▶ **YOUR GOAL**
Print the listing from its top line through the line containing "import * as", nothing more, and leave out the pictures.

▶ **SUPPLIED MATERIAL**
########

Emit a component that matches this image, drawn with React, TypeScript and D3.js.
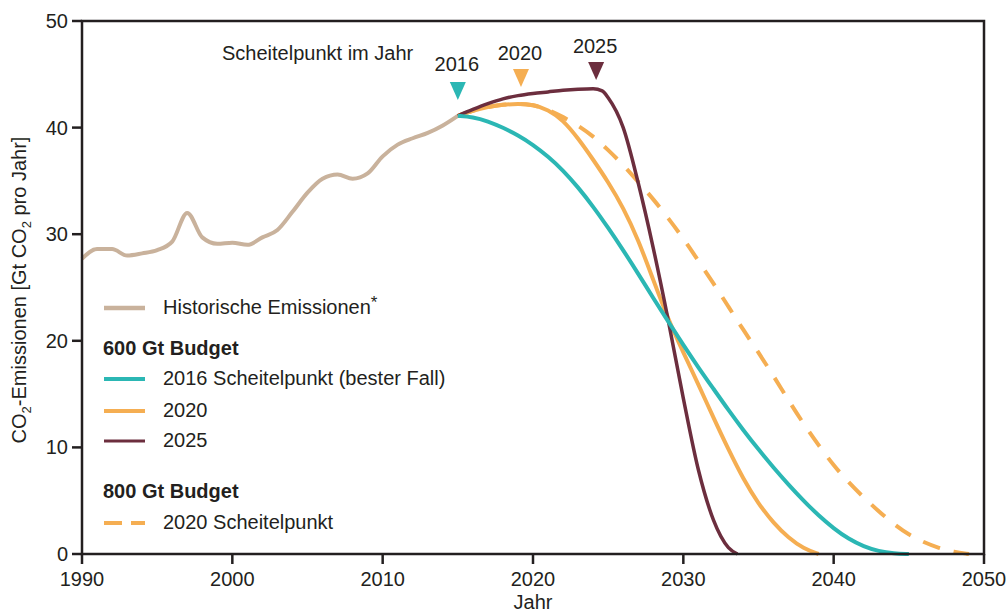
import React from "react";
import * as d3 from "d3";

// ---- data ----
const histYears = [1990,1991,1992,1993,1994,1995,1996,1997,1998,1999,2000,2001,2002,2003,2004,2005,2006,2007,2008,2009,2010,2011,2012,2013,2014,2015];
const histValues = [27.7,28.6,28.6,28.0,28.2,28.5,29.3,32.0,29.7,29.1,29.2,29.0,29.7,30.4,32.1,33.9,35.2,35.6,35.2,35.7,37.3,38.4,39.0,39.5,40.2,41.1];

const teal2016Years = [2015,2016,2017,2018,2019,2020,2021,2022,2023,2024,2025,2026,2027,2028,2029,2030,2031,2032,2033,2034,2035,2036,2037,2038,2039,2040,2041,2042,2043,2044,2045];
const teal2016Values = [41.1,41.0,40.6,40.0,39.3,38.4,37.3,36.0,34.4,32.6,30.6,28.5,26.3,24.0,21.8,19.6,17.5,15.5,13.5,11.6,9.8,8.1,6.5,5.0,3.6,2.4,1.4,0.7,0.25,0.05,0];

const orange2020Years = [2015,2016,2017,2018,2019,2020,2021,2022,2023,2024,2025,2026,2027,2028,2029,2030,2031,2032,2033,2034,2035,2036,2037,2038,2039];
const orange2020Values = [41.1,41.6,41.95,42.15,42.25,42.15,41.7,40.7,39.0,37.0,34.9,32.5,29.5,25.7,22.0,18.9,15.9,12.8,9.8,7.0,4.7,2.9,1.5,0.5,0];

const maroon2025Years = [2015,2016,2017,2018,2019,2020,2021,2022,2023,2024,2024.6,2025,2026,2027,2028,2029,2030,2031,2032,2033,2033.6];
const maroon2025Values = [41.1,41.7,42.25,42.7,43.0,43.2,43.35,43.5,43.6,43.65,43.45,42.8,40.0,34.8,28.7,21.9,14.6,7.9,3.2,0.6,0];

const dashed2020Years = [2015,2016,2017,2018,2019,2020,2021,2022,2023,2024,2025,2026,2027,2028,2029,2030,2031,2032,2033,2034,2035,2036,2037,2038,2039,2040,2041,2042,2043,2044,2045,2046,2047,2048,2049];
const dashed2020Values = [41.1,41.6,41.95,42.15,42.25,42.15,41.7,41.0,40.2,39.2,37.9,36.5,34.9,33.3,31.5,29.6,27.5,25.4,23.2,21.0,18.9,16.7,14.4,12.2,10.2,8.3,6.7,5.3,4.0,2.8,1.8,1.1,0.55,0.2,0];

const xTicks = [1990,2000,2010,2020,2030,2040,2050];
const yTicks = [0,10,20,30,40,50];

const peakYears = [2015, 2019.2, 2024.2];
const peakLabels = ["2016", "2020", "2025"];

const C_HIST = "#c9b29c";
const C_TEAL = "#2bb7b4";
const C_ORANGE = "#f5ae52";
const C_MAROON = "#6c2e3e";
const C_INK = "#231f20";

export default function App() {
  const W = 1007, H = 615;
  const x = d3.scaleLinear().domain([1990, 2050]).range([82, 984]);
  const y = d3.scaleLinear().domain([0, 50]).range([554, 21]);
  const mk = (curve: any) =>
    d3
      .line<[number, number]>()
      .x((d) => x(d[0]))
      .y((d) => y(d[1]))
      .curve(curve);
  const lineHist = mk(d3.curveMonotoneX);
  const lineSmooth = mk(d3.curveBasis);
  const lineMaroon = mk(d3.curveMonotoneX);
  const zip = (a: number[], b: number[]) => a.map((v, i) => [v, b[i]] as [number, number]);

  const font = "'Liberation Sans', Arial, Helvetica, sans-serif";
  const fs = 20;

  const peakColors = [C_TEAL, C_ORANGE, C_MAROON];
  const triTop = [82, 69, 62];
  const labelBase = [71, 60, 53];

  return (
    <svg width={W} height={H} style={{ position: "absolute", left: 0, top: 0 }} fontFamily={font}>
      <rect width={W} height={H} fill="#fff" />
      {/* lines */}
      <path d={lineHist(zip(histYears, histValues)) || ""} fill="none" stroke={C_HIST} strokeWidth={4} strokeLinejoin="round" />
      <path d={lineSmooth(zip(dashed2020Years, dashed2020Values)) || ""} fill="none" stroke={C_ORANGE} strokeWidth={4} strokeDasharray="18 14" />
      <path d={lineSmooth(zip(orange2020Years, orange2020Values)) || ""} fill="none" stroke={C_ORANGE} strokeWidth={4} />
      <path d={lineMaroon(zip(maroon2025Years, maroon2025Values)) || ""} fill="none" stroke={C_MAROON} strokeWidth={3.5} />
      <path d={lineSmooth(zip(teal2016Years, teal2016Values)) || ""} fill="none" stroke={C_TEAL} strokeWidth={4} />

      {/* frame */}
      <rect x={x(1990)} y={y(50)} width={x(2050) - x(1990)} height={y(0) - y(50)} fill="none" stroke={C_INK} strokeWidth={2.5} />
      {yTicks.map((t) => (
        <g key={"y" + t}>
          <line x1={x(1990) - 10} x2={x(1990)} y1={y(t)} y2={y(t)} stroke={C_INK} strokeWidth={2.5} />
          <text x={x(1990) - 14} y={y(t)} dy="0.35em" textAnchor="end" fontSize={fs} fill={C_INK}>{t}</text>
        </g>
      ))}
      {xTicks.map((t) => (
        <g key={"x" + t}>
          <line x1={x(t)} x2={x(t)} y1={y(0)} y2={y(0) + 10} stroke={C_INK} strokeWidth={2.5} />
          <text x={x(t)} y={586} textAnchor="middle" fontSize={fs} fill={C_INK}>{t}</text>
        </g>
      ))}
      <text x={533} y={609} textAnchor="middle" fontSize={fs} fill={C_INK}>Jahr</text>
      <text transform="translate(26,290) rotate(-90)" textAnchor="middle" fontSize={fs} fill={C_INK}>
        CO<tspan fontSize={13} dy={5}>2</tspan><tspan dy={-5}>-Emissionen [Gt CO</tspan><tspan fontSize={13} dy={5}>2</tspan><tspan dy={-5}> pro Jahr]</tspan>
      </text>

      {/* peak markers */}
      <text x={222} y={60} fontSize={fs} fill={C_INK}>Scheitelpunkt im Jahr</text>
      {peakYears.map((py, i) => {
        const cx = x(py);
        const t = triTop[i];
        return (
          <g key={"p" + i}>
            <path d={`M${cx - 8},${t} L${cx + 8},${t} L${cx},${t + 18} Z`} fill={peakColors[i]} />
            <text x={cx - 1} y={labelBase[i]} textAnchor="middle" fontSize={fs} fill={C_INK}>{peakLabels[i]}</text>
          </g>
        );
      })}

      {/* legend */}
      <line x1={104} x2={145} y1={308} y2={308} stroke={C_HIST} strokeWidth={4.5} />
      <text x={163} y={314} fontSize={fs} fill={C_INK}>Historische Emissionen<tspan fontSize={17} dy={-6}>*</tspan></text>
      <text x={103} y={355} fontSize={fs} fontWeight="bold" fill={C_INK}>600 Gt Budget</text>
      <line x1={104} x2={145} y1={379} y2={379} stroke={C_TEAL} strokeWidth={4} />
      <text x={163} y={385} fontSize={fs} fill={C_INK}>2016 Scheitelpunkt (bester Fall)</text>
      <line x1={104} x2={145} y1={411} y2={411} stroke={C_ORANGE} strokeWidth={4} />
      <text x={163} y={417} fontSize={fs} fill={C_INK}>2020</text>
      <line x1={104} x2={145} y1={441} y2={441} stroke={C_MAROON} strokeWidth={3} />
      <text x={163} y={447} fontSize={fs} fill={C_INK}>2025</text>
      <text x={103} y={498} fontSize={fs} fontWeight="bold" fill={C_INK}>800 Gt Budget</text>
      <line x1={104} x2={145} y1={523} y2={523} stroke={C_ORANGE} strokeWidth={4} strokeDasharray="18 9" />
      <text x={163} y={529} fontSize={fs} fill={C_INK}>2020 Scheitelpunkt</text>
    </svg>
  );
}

########

▶ **OUTPUT FOR THIS EXERCISE**
Emit a component that matches this image, drawn with React, TypeScript and D3.js.
import React from "react";
import * as d3 from "d3";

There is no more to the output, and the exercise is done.